Gandhi has twice revised the district's fiscal 2009 revenue estimates downward since the beginning of this year. He is pushing the debt caps harder now as the city braces for the effects of the national economic downturn.

The district has a maximum legal cap of 17% on its debt, but the CFO said it would not be financially prudent to ever approach that limit. Gandhi calls his proposal a "management" cap that is meant to provide a more relevant guide for current debt considerations.

The city's current bond ratings are its highest ever - A-plus from both Fitch Ratings and Standard & Poor's and A1 from Moody's Investors Service - and are far removed from the junk-bond ratings it carried during its financial crisis in the mid-1990s.

Currently the district's debt ratio is at 9.7%, but that is expected to increase to 11% in fiscal 2009, and to peak at 11.8% in both 2010 and 2011, Gandhi said in the letter. The median debt ratio for major municipalities is 8.6%, according to Moody's.

The district has the highest debt per capita - which is expected to be $10,902 at the end of this fiscal year - of all major municipalities nationwide. That figure is expected to increase to $13,999 by fiscal 2013 as a result of additional debt-driven projects, according to Gandhi.

Meanwhile, Madigan said that an environmental impact study is ongoing at the Poplar Point project, and will not be finished for more than a year.

"A lot of these projects have pretty lengthy timelines," Madigan said, adding that it could be at least three years before a shovel hits dirt for that project.

Madigan said the request for expressions of interest for the Hill East development has been extended until the end of October.
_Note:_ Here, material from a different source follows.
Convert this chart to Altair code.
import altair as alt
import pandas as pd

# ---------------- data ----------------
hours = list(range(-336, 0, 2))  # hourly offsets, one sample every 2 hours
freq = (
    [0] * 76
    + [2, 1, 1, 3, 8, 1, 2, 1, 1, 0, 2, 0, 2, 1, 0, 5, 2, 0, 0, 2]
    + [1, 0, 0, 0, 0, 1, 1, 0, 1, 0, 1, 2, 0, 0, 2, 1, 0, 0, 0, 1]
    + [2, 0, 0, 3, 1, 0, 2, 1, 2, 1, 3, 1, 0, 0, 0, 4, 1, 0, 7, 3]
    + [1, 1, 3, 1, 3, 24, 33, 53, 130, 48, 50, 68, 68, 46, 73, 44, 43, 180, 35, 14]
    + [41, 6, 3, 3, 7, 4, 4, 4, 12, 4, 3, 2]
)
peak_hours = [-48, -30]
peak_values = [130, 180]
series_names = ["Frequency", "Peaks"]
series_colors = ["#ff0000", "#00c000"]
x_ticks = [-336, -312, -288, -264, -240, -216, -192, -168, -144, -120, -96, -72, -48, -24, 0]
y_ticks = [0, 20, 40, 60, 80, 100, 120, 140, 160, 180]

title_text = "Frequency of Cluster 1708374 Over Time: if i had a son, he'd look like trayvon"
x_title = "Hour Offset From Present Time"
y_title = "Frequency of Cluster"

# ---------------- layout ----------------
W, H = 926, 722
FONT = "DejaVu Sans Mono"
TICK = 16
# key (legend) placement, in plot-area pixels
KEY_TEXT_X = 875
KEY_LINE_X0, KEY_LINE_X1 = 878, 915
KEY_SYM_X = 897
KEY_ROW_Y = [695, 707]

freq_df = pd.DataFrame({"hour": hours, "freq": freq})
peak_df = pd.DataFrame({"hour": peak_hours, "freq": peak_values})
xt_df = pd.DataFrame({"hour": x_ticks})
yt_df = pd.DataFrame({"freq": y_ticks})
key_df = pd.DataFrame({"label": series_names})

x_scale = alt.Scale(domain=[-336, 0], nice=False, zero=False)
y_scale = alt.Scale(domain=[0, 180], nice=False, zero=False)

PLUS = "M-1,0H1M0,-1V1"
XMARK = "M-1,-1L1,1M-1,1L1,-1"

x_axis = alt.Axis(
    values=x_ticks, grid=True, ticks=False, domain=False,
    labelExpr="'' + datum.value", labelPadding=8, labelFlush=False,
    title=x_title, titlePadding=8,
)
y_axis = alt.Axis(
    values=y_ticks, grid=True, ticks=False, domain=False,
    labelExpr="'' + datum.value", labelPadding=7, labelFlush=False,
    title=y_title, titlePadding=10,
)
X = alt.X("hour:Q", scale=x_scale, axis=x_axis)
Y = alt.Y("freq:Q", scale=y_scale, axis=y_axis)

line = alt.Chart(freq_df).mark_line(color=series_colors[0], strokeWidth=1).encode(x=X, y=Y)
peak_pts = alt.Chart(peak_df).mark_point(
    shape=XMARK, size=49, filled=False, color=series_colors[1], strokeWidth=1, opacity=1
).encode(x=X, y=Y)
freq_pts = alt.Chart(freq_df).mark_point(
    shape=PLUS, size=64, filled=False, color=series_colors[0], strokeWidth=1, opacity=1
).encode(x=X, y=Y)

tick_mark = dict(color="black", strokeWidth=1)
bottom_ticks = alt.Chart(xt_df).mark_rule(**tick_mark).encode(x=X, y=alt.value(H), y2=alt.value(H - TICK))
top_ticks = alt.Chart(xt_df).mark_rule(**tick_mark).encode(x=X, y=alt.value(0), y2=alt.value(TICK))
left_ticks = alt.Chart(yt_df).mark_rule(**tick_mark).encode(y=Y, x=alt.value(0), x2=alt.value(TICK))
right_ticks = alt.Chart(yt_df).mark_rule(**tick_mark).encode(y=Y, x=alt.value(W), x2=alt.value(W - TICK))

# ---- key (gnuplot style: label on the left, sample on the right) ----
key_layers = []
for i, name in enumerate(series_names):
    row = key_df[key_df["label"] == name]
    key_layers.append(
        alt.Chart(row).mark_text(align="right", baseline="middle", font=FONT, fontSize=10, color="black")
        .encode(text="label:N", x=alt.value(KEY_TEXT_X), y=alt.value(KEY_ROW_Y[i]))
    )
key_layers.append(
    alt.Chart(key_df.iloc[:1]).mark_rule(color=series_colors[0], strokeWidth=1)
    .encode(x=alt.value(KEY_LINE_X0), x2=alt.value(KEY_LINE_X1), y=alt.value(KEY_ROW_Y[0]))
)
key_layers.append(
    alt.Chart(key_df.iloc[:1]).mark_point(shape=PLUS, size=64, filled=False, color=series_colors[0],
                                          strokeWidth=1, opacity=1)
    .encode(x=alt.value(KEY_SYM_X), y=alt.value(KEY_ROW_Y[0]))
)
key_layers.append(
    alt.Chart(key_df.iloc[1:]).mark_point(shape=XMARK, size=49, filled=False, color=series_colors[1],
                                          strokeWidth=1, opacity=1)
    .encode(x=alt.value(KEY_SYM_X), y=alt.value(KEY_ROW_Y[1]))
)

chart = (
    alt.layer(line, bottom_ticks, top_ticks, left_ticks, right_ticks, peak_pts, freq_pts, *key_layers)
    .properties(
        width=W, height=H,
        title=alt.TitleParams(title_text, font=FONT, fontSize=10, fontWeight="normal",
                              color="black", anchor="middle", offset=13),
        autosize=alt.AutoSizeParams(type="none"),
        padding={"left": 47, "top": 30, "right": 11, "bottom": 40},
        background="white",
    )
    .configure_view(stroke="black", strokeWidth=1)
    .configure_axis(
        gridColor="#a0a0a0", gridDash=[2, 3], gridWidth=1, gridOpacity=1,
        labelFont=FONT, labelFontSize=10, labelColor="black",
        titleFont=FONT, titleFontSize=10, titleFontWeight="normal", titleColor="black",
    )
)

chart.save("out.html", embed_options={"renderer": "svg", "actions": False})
Hill East includes the former D.C. General Hospital site and 50 acres of land in the southeast part of the district, which officials want to turn into a mixed-use waterfront neighborhood with retail and affordable housing.

"We put out the solicitation ... and had about 150 potential bidders, investors, developers," Madigan said. "We want people to put a lot of thought into how they would respond."

"Every project has its own set of challenges," he added. "We want to maintain as much flexibility as possible."

The District Council on Tuesday also passed a bill that gives the city the authority to issue bonds backed by income taxes - a move that finance officials expect will provide debt service savings and higher bond ratings.

The bill will allow the district to issue income tax bonds as an alternative to general obligation bonds.

Marcy Edwards, senior financial policy adviser for the CFO's office, said that the district could begin to issue the income tax bonds as early as fall, but that the bill first needs congressional approval. Congress, which is mandated to approve the district's budget and all legislation, has yet to set any dates to consider district legislation.

Edwards said that if the income tax bonds get final approval she expects the $350 million GO sale slated for mid-August to be the district's last as officials instead will use income tax bonds.